--- START OF Entries supplied ---

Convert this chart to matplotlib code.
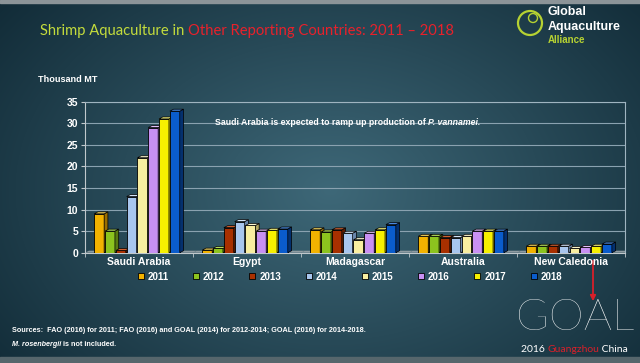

--- END OF Entries supplied ---
--- START OF Entries supplied ---

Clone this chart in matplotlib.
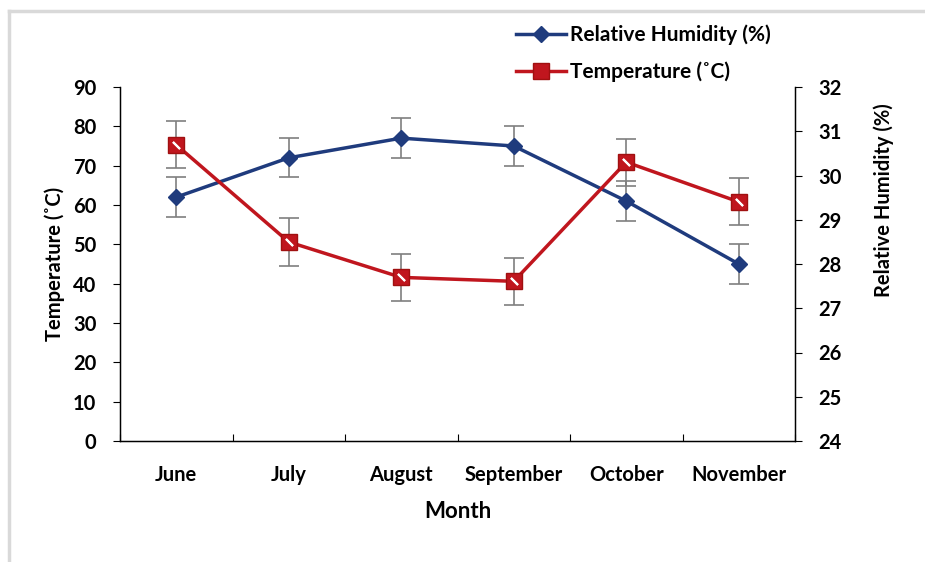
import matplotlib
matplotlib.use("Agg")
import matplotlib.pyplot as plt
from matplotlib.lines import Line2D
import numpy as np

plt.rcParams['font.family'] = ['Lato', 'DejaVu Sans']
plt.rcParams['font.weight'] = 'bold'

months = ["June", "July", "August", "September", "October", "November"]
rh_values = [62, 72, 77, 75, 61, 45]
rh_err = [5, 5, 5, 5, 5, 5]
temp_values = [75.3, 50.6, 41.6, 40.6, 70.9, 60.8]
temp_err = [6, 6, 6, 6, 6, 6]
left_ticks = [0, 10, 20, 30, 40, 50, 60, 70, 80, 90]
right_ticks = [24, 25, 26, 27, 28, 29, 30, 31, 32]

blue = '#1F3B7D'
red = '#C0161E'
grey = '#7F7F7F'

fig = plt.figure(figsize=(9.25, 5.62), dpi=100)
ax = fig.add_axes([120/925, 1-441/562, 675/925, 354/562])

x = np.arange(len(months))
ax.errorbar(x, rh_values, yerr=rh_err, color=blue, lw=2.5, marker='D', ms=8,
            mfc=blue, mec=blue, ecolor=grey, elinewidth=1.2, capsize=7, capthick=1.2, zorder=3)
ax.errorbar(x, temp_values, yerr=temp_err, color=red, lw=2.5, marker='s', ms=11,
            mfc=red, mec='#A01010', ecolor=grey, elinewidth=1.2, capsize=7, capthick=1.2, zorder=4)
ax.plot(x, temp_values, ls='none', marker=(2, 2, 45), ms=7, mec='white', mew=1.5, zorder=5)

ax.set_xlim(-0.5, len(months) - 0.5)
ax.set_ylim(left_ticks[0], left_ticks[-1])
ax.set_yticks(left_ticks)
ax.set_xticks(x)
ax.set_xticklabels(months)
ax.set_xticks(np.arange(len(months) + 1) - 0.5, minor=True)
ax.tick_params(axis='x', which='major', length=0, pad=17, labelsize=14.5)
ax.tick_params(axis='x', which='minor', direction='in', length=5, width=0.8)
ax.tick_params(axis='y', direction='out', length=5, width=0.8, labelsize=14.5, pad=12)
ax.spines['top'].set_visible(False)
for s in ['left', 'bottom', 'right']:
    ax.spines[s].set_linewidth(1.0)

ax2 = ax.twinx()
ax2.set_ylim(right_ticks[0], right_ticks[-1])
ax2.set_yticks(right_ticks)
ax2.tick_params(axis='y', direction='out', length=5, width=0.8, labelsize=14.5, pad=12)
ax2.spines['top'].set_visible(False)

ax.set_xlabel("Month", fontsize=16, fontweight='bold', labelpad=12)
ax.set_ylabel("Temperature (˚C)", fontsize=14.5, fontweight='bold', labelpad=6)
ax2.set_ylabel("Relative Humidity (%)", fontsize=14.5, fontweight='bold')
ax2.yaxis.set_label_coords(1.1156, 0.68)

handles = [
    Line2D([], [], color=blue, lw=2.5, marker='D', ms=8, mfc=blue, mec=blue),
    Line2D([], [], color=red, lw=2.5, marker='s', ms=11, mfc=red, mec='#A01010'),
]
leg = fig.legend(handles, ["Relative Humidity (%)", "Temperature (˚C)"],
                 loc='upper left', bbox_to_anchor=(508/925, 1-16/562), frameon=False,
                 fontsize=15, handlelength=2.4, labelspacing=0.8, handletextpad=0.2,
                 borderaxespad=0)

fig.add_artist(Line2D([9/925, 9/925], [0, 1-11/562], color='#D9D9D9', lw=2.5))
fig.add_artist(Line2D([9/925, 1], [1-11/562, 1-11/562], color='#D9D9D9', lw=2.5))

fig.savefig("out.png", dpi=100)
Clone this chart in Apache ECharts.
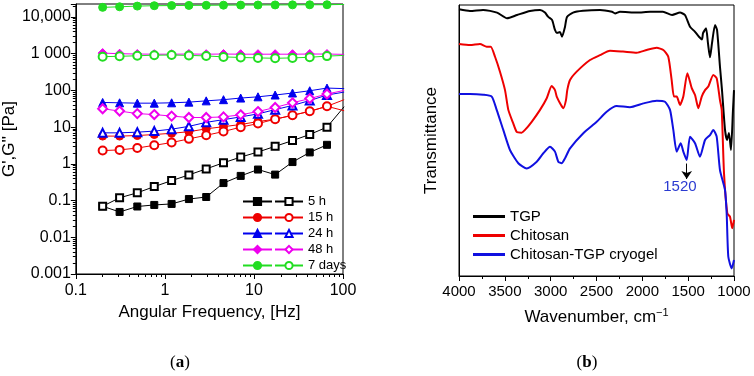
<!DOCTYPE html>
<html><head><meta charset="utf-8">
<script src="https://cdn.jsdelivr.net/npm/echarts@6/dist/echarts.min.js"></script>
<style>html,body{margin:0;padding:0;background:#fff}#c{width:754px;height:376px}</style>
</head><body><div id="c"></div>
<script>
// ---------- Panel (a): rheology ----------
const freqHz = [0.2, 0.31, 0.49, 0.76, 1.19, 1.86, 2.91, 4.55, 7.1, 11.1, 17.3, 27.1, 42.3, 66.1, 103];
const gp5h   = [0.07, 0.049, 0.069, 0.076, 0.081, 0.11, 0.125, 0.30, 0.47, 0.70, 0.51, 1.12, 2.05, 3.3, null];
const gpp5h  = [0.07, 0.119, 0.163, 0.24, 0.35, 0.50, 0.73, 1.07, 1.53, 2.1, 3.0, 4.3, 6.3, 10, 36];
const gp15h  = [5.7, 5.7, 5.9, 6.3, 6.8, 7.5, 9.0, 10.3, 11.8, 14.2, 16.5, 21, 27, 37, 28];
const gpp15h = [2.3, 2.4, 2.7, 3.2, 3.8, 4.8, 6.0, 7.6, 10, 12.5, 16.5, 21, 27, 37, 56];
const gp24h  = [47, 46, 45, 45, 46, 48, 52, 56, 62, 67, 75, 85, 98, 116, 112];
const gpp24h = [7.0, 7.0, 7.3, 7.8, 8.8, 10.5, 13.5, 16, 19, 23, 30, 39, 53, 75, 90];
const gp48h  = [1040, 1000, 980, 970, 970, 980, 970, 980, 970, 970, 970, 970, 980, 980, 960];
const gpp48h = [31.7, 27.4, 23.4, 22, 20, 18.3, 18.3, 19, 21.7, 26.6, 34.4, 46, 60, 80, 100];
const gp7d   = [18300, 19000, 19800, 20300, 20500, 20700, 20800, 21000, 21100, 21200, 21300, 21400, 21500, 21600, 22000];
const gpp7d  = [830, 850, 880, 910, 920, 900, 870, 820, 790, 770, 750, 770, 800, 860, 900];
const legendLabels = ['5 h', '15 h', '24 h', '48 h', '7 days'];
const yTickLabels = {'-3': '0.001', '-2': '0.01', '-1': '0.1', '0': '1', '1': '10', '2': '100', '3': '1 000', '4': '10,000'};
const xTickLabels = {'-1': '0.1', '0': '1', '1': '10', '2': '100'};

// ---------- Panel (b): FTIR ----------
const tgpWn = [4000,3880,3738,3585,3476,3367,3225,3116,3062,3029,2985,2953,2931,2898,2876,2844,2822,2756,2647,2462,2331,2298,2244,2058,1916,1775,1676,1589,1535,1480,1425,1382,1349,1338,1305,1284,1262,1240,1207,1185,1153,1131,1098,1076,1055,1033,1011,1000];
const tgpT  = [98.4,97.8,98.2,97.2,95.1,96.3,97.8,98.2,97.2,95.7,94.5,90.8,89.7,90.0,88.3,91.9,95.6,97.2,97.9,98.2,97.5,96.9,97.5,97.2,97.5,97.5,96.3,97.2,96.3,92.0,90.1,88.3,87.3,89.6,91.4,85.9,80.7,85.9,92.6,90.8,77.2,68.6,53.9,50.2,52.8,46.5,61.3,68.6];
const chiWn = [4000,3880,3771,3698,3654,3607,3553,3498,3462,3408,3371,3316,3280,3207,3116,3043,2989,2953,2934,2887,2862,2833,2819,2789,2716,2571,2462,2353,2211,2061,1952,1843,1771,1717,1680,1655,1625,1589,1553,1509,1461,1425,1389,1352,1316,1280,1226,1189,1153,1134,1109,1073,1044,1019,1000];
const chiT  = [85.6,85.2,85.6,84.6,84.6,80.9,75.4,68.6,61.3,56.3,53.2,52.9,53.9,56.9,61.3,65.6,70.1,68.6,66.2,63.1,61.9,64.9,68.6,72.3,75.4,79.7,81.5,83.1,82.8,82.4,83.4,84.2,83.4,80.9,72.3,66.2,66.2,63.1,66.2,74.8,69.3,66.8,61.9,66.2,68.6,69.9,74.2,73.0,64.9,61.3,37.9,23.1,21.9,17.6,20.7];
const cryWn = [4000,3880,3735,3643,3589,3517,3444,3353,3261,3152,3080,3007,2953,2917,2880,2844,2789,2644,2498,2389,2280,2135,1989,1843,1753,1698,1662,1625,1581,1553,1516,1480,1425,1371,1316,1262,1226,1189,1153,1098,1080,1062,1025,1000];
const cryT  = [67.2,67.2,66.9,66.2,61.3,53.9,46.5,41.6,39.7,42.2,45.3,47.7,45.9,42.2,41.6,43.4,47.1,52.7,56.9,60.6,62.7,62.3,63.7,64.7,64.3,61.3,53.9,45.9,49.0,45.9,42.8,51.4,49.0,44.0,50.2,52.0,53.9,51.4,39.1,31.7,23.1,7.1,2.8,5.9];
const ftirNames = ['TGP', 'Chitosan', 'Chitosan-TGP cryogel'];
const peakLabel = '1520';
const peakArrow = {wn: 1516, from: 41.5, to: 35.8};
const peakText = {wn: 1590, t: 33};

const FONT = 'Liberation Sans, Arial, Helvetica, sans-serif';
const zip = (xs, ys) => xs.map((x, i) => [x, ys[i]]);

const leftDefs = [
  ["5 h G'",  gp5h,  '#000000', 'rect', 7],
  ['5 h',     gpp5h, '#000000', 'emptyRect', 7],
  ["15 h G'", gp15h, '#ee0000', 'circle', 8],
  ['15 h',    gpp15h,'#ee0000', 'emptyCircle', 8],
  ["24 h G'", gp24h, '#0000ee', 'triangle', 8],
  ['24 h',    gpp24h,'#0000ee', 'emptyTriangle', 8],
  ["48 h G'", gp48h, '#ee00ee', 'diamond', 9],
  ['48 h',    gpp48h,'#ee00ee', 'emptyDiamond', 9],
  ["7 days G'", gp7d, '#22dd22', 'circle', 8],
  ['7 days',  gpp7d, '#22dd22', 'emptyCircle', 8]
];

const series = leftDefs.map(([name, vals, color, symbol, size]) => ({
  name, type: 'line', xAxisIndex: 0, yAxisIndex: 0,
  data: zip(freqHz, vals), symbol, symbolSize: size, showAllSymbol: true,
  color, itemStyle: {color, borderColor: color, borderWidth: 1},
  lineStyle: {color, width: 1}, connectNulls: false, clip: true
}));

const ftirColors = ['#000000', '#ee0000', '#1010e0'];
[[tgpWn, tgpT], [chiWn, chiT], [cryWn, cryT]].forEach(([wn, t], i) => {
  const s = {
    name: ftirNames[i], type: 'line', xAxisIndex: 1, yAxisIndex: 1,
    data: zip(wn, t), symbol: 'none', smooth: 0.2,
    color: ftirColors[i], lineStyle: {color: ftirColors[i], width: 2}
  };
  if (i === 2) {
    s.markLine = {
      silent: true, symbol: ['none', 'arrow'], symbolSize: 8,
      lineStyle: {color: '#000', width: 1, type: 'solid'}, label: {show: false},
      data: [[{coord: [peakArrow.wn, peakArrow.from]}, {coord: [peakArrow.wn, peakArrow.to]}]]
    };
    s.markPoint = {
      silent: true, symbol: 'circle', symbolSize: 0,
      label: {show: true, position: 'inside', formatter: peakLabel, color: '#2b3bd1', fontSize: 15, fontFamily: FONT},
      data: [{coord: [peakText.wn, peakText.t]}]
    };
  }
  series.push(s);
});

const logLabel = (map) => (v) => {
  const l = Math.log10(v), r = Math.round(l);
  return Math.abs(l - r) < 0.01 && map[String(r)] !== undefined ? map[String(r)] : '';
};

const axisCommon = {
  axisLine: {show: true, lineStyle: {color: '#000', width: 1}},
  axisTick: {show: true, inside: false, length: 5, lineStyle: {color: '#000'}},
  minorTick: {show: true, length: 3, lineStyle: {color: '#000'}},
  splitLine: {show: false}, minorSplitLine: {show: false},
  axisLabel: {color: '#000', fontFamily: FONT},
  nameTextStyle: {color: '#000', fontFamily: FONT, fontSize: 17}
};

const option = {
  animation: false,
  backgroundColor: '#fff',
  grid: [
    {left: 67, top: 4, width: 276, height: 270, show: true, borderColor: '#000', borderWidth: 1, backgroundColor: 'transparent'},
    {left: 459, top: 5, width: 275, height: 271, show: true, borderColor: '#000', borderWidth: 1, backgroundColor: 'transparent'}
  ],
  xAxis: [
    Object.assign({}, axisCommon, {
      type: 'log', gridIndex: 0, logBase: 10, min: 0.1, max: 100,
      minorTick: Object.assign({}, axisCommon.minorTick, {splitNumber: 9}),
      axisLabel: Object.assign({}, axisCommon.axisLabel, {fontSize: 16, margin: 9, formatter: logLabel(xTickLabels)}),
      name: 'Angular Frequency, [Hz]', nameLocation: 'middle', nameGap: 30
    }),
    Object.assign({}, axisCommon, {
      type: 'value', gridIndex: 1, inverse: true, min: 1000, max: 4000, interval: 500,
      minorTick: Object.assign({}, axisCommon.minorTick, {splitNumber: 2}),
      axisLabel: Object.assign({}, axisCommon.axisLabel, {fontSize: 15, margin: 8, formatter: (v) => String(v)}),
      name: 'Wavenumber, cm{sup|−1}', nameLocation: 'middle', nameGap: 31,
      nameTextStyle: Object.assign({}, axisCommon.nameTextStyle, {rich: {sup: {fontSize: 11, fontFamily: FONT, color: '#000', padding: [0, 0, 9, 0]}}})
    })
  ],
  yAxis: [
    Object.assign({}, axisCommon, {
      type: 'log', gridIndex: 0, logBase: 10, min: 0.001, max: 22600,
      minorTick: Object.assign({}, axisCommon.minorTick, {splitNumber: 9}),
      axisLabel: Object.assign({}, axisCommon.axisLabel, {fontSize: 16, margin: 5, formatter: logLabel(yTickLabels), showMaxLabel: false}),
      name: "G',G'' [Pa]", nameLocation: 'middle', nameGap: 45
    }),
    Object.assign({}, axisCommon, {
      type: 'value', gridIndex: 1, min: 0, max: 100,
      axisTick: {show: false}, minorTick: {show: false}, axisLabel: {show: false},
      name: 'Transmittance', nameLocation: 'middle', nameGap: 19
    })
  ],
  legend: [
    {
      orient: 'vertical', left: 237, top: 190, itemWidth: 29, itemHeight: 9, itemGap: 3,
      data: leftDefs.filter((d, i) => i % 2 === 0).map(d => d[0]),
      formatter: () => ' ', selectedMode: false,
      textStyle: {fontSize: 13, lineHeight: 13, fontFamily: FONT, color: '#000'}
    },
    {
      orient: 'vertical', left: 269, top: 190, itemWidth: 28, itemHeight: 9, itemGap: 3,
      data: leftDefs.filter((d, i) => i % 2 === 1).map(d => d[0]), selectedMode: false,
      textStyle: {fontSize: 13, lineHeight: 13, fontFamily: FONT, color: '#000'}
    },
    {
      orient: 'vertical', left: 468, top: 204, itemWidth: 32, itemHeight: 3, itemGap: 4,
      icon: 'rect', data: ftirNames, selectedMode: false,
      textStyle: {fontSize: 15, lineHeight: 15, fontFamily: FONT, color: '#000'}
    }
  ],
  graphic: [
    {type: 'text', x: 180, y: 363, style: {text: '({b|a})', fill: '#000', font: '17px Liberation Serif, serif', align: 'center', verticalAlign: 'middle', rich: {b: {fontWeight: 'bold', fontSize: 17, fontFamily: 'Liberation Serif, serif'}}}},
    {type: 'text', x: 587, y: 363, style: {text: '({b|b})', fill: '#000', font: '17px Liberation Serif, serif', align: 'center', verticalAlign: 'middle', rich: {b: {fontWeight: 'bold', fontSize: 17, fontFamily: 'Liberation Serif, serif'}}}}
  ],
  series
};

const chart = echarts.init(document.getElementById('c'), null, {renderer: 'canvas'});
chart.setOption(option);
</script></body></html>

--- END OF Entries supplied ---
--- START OF Entries supplied ---

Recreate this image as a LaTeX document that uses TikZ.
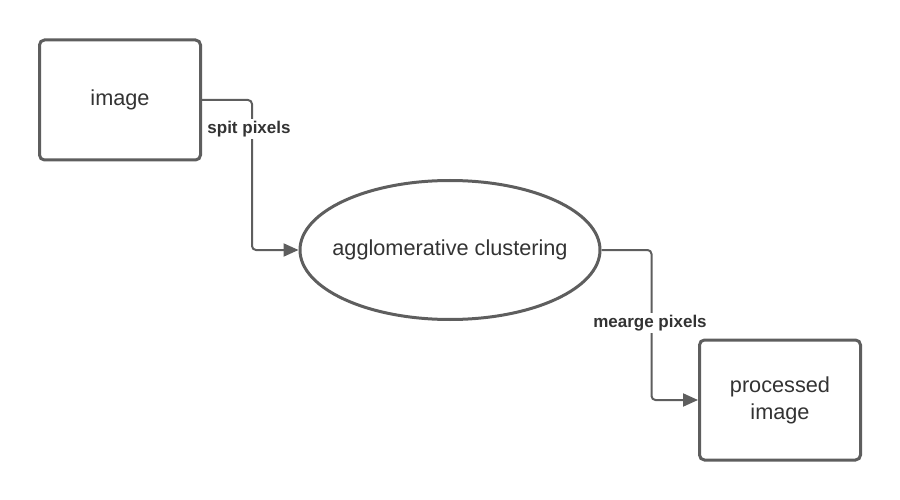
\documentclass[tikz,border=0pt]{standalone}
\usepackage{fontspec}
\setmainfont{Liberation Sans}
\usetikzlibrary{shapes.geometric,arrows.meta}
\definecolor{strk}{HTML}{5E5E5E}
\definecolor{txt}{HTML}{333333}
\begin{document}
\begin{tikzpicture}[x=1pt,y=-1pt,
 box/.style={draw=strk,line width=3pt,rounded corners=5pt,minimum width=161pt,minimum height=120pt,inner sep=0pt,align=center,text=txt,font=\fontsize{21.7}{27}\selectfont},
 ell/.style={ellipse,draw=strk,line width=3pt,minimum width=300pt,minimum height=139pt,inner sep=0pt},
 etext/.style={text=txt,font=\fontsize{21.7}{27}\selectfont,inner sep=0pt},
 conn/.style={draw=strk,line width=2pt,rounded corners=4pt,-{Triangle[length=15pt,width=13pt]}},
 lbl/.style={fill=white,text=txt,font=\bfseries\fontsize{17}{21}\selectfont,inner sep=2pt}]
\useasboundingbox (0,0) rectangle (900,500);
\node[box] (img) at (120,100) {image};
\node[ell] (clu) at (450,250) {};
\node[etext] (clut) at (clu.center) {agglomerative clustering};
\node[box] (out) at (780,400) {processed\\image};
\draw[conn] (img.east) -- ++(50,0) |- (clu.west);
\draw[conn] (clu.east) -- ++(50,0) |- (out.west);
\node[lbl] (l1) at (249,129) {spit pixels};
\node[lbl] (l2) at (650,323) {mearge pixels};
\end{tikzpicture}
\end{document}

--- END OF Entries supplied ---

Set problem: Taking the entries above, extract every line from the one bearing "Clone this chart in matplotlib." through the one bearing "plt.rcParams['font.weight'] = 'bold'", exactly, with no pictures.

Finished exercise:
Clone this chart in matplotlib.
import matplotlib
matplotlib.use("Agg")
import matplotlib.pyplot as plt
from matplotlib.lines import Line2D
import numpy as np

plt.rcParams['font.family'] = ['Lato', 'DejaVu Sans']
plt.rcParams['font.weight'] = 'bold'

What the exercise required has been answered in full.